The partnership between Cleveland State University and the Cleveland schools just keeps getting better and better. First, the two collaborated on Campus International, which now runs from kindergarten through fourth grade on CSU's campus.
Now the college and school district are upping the ante in a big way, with a $1.25 million grant from the Key Bank Foundation to move 11th- and 12th-graders in the MC STEM High School to CSU's campus.
The grant will renovate classroom space into high-tech labs, with a little left over for scholarship money for STEM graduates to attend CSU. Currently, upper-grade STEM students in the city's science, technology, engineering and math high school take classes on East 32nd Street. With STEM students at CSU, it will be easier for them to take advantage of a state program that allows high school students to take college classes at no personal expense.
CSU President Ronald Berkman and Cleveland schools CEO Eric Gordon credit Margot Copeland, the foundation's executive vice president and chair, with initiating the STEM partnership. All three say the project is potentially groundbreaking because of its scope and ability to fine-tune college and high-school course work for individuals.

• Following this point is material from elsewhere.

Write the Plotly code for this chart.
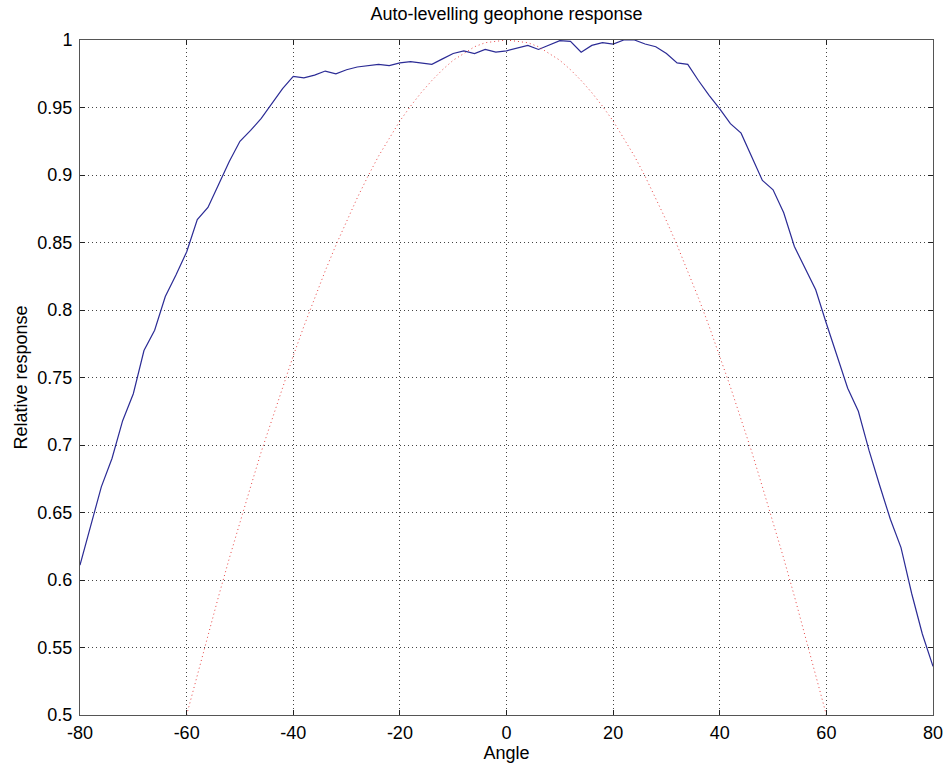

Berkman vows to embed STEM students into the fabric of the university. The program's new digs should also entice more students. The program currently has 125 juniors and seniors, and it's hoping for 100 students for each grade.
Meanwhile, students in CSU's teacher preparation program, CSUTeach, will get a jump-start on their careers by working with STEM students.
The STEM school at CSU could begin this fall if renovations are completed. The concept earns a solid A.